Bu iki tür yanlıştan da beri olmak, ikisine de tavır almak lazım. İran merkezli tartışma ve ayrışma süreçleri ne yazık ki, Türkiyeli Müslümanlar arasında 30 küsur yıldır devam ediyor, bu gidişle bir otuz sene daha sürecek gibi. Olguyu nesnel değerlendirememe, abartma ve aşırı tarafgirlik, muhataplarını uçlara itiyor. Bu da itidalden, akl-ı selimden uzaklaştırıyor. İran ve İran’la bağlantılı her şey adeta ya melekleştirme ya da şeytanlaştırma düzleminde ele alınıyor. Oysa makul bir bakışla, Suriye’de devam etmekte olan zulüm ve katliamların İran katkısıyla gerçekleştiğini iddia etmenin saçmalığı rahatlıkla görülebilir. Aynı şekilde İran’ın, toplam nüfusu Suriye’nin Der’a şehrinden bile daha az bir Bahreyn için gösterdiği duyarlılık ve sahiplenme ile Suriye halkının yüz yüze olduğu vahşet karşısında takındığı tavır arasında hiçbir adalet ve insaf ölçüsü bulunmadığı da kolayca fark edilebilir.
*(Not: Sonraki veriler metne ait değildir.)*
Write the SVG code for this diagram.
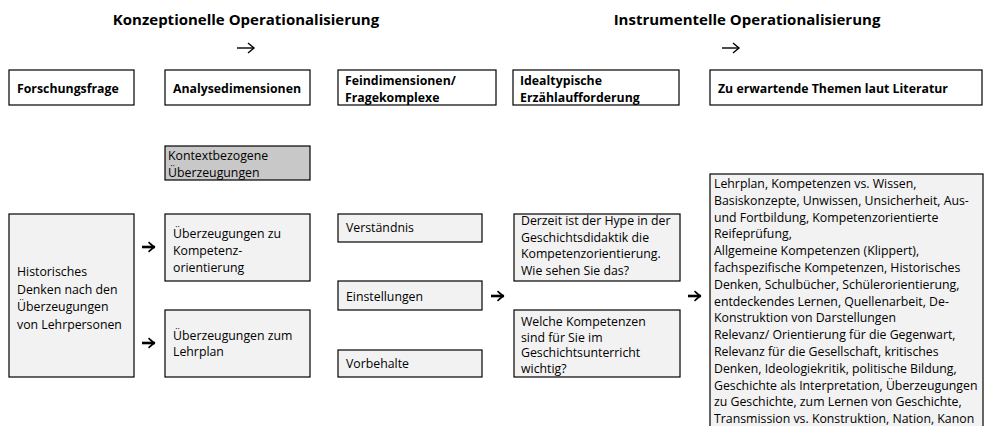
<svg xmlns="http://www.w3.org/2000/svg" width="987" height="426" viewBox="0 0 987 426">
<defs>
<style>
text{font-family:"Open Sans","Noto Sans",sans-serif;fill:#000}
.t{font-size:12.3px}
.h{font-size:12.3px;font-weight:bold}
.title{font-size:15px;font-weight:bold;text-anchor:middle}
.hb{fill:#fff;stroke:#000;stroke-width:1.2}
.b{fill:#f2f2f2;stroke:#000;stroke-width:1.2}
.g{fill:#c8c8c8;stroke:#000;stroke-width:1.2}
.thin{stroke:#000;stroke-width:1.4;fill:none}
.bold{stroke:#000;stroke-width:2.6;fill:none}
</style>
<marker id="open" markerWidth="10" markerHeight="12" refX="7" refY="6" orient="auto" markerUnits="userSpaceOnUse">
<path d="M1,1 L7,6 L1,11" fill="none" stroke="#000" stroke-width="1.4"/>
</marker>
<marker id="solid" markerWidth="10" markerHeight="12" refX="8" refY="6" orient="auto" markerUnits="userSpaceOnUse">
<path d="M2,0.5 L8.5,6 L2,11.5 L1,10.2 L5.5,6 L1,1.8 Z" fill="#000"/>
</marker>
</defs>

<g id="titles">
<text class="title" x="246" y="25">Konzeptionelle Operationalisierung</text>
<text class="title" x="747" y="25">Instrumentelle Operationalisierung</text>
</g>

<g id="head-forschungsfrage"><rect class="hb" x="9" y="70" width="125" height="35"/><text class="h" x="17" y="93">Forschungsfrage</text></g>
<g id="head-analysedimensionen"><rect class="hb" x="165" y="70" width="145" height="35"/><text class="h" x="173" y="93">Analysedimensionen</text></g>
<g id="head-feindimensionen"><rect class="hb" x="338" y="70" width="158" height="35"/><text class="h" x="345" y="85">Feindimensionen/</text><text class="h" x="345" y="101.5">Fragekomplexe</text></g>
<g id="head-idealtypische"><rect class="hb" x="513" y="70" width="166" height="35"/><text class="h" x="520" y="85">Idealtypische</text><text class="h" x="520" y="101.5">Erzählaufforderung</text></g>
<g id="head-themen"><rect class="hb" x="710" y="70" width="272" height="35"/><text class="h" x="718" y="93">Zu erwartende Themen laut Literatur</text></g>

<g id="forschungsfrage"><rect class="b" x="9" y="214" width="125" height="163"/>
<text class="t" x="17" y="276">Historisches</text><text class="t" x="17" y="293.5">Denken nach den</text><text class="t" x="17" y="311">Überzeugungen</text><text class="t" x="17" y="328.5">von Lehrpersonen</text></g>

<g id="kontext"><rect class="g" x="165" y="146" width="145" height="34"/>
<text class="t" x="168" y="160">Kontextbezogene</text><text class="t" x="168" y="177">Überzeugungen</text></g>

<g id="kompetenz"><rect class="b" x="165" y="214" width="145" height="67"/>
<text class="t" x="173" y="238">Überzeugungen zu</text><text class="t" x="173" y="255">Kompetenz-</text><text class="t" x="173" y="272">orientierung</text></g>

<g id="lehrplan"><rect class="b" x="165" y="310" width="145" height="67"/>
<text class="t" x="173" y="340">Überzeugungen zum</text><text class="t" x="173" y="356">Lehrplan</text></g>

<g id="verstaendnis"><rect class="b" x="338" y="214" width="144" height="28"/><text class="t" x="346" y="232">Verständnis</text></g>
<g id="einstellungen"><rect class="b" x="338" y="281" width="144" height="29"/><text class="t" x="346" y="301">Einstellungen</text></g>
<g id="vorbehalte"><rect class="b" x="338" y="350" width="144" height="27"/><text class="t" x="346" y="368">Vorbehalte</text></g>

<g id="frage1"><rect class="b" x="514" y="214" width="166" height="67"/>
<text class="t" x="521" y="225">Derzeit ist der Hype in der</text><text class="t" x="521" y="241.5">Geschichtsdidaktik die</text><text class="t" x="521" y="258">Kompetenzorientierung.</text><text class="t" x="521" y="274.5">Wie sehen Sie das?</text></g>

<g id="frage2"><rect class="b" x="514" y="310" width="166" height="67"/>
<text class="t" x="521" y="326">Welche Kompetenzen</text><text class="t" x="521" y="341.5">sind für Sie im</text><text class="t" x="521" y="357">Geschichtsunterricht</text><text class="t" x="521" y="372.5">wichtig?</text></g>

<g id="themen"><rect class="b" x="710" y="174" width="273" height="270"/>
<text class="t" x="714" y="188">Lehrplan, Kompetenzen vs. Wissen,</text>
<text class="t" x="714" y="204.8">Basiskonzepte, Unwissen, Unsicherheit, Aus-</text>
<text class="t" x="714" y="221.6">und Fortbildung, Kompetenzorientierte</text>
<text class="t" x="714" y="238.4">Reifeprüfung,</text>
<text class="t" x="714" y="255.2">Allgemeine Kompetenzen (Klippert),</text>
<text class="t" x="714" y="272">fachspezifische Kompetenzen, Historisches</text>
<text class="t" x="714" y="288.8">Denken, Schulbücher, Schülerorientierung,</text>
<text class="t" x="714" y="305.6">entdeckendes Lernen, Quellenarbeit, De-</text>
<text class="t" x="714" y="322.4">Konstruktion von Darstellungen</text>
<text class="t" x="714" y="339.2">Relevanz/ Orientierung für die Gegenwart,</text>
<text class="t" x="714" y="356">Relevanz für die Gesellschaft, kritisches</text>
<text class="t" x="714" y="372.8">Denken, Ideologiekritik, politische Bildung,</text>
<text class="t" x="714" y="389.6">Geschichte als Interpretation, Überzeugungen</text>
<text class="t" x="714" y="406.4">zu Geschichte, zum Lernen von Geschichte,</text>
<text class="t" x="714" y="423.2">Transmission vs. Konstruktion, Nation, Kanon</text>
</g>

<g id="connectors">
<path class="thin" d="M237,48 H254" marker-end="url(#open)"/>
<path class="thin" d="M722,48 H739" marker-end="url(#open)"/>
<path class="bold" d="M142,247 H155" marker-end="url(#solid)"/>
<path class="bold" d="M142,343 H155" marker-end="url(#solid)"/>
<path class="bold" d="M491,296 H504" marker-end="url(#solid)"/>
<path class="bold" d="M688,296 H701" marker-end="url(#solid)"/>
</g>
</svg>
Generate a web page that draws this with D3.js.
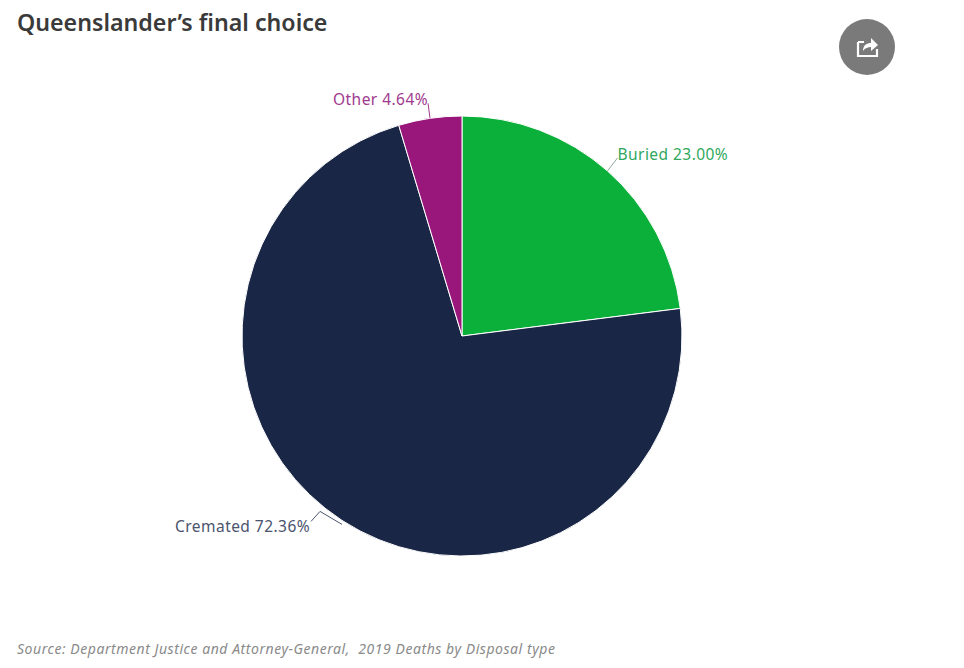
<!DOCTYPE html>
<meta charset="utf-8">
<style>
  html, body { margin: 0; padding: 0; background: #fff; }
  text { font-family: "Noto Sans", sans-serif; }
</style>
<script src="https://d3js.org/d3.v7.min.js"></script>

<div id="chart"></div>

<script>
    var categories = ["Buried", "Cremated", "Other"];
    var shares = [23.00, 72.36, 4.64];
    var sliceColors = ["#0bb03b", "#192645", "#99177a"];
    var labelColors = ["#2fa85c", "#4a546e", "#a03a8e"];

    var width = 964, height = 668;
    var cx = 462, cy = 336, radius = 220;

    var svg = d3.select("#chart").append("svg")
        .attr("width", width)
        .attr("height", height)
        .style("display", "block");

    svg.append("text").attr("x", 17).attr("y", 31)
        .text("Queenslander\u2019s final choice")
        .style("font-size", "23.2px").style("font-weight", 600).attr("fill", "#3a3a3a");

    var g = svg.append("g").attr("transform", "translate(" + cx + "," + cy + ")");

    var slices = d3.pie().sort(null)(shares);
    var arc = d3.arc().innerRadius(0).outerRadius(radius);

    g.selectAll("path.slice")
      .data(slices)
      .enter().append("path")
        .attr("class", "slice")
        .attr("d", arc)
        .attr("fill", function(d, i) { return sliceColors[i]; })
        .attr("stroke", "#ffffff")
        .attr("stroke-width", 1);

    function rim(d, r) {
      var a = (d.startAngle + d.endAngle) / 2;
      return [Math.sin(a) * r, -Math.cos(a) * r];
    }

    // label offset from the rim, per slice
    var labelDx = [10, -32, -2];
    var labelDy = [-13, 10, -15];

    var line = d3.line();
    g.selectAll("path.connector")
      .data(slices)
      .enter().append("path")
        .attr("class", "connector")
        .attr("fill", "none")
        .attr("stroke-width", 1)
        .attr("stroke", function(d, i) { return i == 1 ? "#4a546e" : (i == 0 ? "#8fa89a" : labelColors[i]); })
        .attr("d", function(d, i) {
          var p0 = rim(d, radius);
          var p2 = [p0[0] + labelDx[i], p0[1] + labelDy[i]];
          // cremated connector has an elbow
          if (i == 1) return line([[p0[0], p0[1] + 4], [p0[0] - 22, p0[1] - 9], [p0[0] - 31, p0[1] + 1]]);
          return line([p0, p2]);
        });

    g.selectAll("text.label")
      .data(slices)
      .enter().append("text")
        .attr("class", "label")
        .attr("x", function(d, i) { return rim(d, radius)[0] + labelDx[i]; })
        .attr("y", function(d, i) { return rim(d, radius)[1] + labelDy[i]; })
        .attr("dy", "0.1em")
        .attr("text-anchor", function(d, i) { return i == 0 ? "start" : "end"; })
        .attr("fill", function(d, i) { return labelColors[i]; })
        .style("font-size", "15.5px")
        .style("letter-spacing", "0.45px")
        .text(function(d, i) { return categories[i] + " " + shares[i].toFixed(2) + "%"; });

    // share button
    var btn = svg.append("g").attr("transform", "translate(867,47)");
    btn.append("circle").attr("r", 28).attr("fill", "#7a7a7a");
    btn.append("path")
      .attr("d", "M-9,-5 L-9,9 L10,9 L10,2 M-9,-5 L-3,-5")
      .attr("fill", "none").attr("stroke", "#ffffff").attr("stroke-width", 2.2);
    btn.append("path")
      .attr("d", "M-4,4 C-4,-2 0,-4 4,-4 L4,-9 L11,-2 L4,4 L4,0 C1,0 -2,1 -4,4 Z")
      .attr("fill", "#ffffff");

    svg.append("text").attr("x", 17).attr("y", 654)
        .text("Source: Department Justice and Attorney-General,  2019 Deaths by Disposal type")
        .style("font-size", "14px").style("font-style", "italic").style("letter-spacing", "0.55px")
        .style("white-space", "pre").attr("fill", "#8a8a8a");
</script>
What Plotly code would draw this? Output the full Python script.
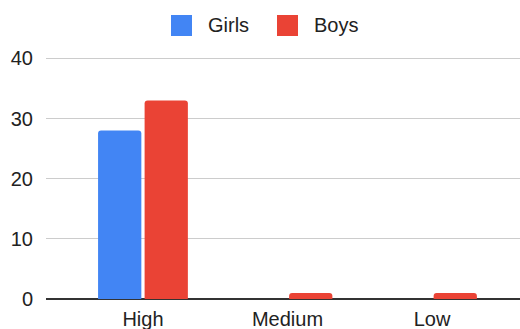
import plotly.graph_objects as go

categories = ["High", "Medium", "Low"]
girls = [28, 0, 0]
boys = [33, 1, 1]
y_ticks = [0, 10, 20, 30, 40]
series_names = ["Girls", "Boys"]
series_colors = ["#4285F4", "#EA4335"]

FONT = "Arial, 'Liberation Sans', sans-serif"
TXT = "#222222"

W, H = 520, 329
ML, MR, MT, MB = 46, 0, 56, 30
PW, PH = W - ML - MR, H - MT - MB


def px_x(px):
    return (px - ML) / PW


def px_y(py):
    return (H - MB - py) / PH


fig = go.Figure()
for name, vals, col in zip(series_names, [girls, boys], series_colors):
    fig.add_trace(go.Bar(name=name, x=categories, y=vals, showlegend=False,
                         marker=dict(color=col, cornerradius=3, line=dict(width=0))))

# custom legend (big rounded squares like the reference)
legend_sq_x = [171, 277]
legend_txt_x = [206, 312]
shapes = []
annotations = []
for name, col, sx, tx in zip(series_names, series_colors, legend_sq_x, legend_txt_x):
    shapes.append(dict(type="rect", xref="paper", yref="paper",
                       x0=px_x(sx), x1=px_x(sx + 21), y0=px_y(36), y1=px_y(15),
                       fillcolor=col, line=dict(width=0), layer="above"))
    annotations.append(dict(text=name, xref="paper", yref="paper",
                            x=px_x(tx), y=px_y(25.5), xanchor="left", yanchor="middle",
                            showarrow=False, font=dict(family=FONT, size=20, color=TXT)))

fig.update_layout(
    width=W, height=H,
    margin=dict(l=ML, r=MR, t=MT, b=MB),
    paper_bgcolor="white", plot_bgcolor="white",
    font=dict(family=FONT, size=20, color=TXT),
    barmode="group", bargap=0.356, bargroupgap=0.07,
    showlegend=False,
    shapes=shapes, annotations=annotations,
)
fig.update_xaxes(range=[-0.671, 2.609], showgrid=False, showline=False,
                 ticks="", tickfont=dict(family=FONT, size=20, color=TXT),
                 ticklabelstandoff=6)
fig.update_yaxes(range=[0, 40.4], tickvals=y_ticks, showgrid=True,
                 gridcolor="#cccccc", gridwidth=1, zeroline=True,
                 zerolinecolor="#333333", zerolinewidth=1.5, showline=False,
                 ticks="", tickfont=dict(family=FONT, size=20, color=TXT),
                 ticklabelstandoff=12)

fig.write_html("out.html")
Adalet terazisinin üzerine oturtulduğu zemin düz değilse, dengesizlik kaçınılmazdır. Oysa Rabbimiz bizlerden teraziyi doğru tartmamızı, ne pahasına olursa olsun adaleti ayakta tutmamızı ve emrolunduğumuz gibi dosdoğru olmamızı istemektedir. Ne Suriye’de kardeşlerimizin yükselttiği feryatlara karşı ne de tüm dünyanın mazlum ve mustaz’aflarına karşı sessiz, duyarsız kalabiliriz. Suriyeli, Bahreynli, Libyalı, Yemenli demeden; Şii, Sünni, Zeydi, Selefi diye ayırmaksızın ümmet bilinci ve duyarlılığıyla kardeşlerimizin yanında, zalimlerinse karşısında saf tutmalıyız. Ayrım gözetmeksizin tüm Müslümanlara karşı kardeşlik hukukunun gereğini yerine getirmek, adil olmak ve mutlaka ama mutlaka vicdanlı olmak zorundayız.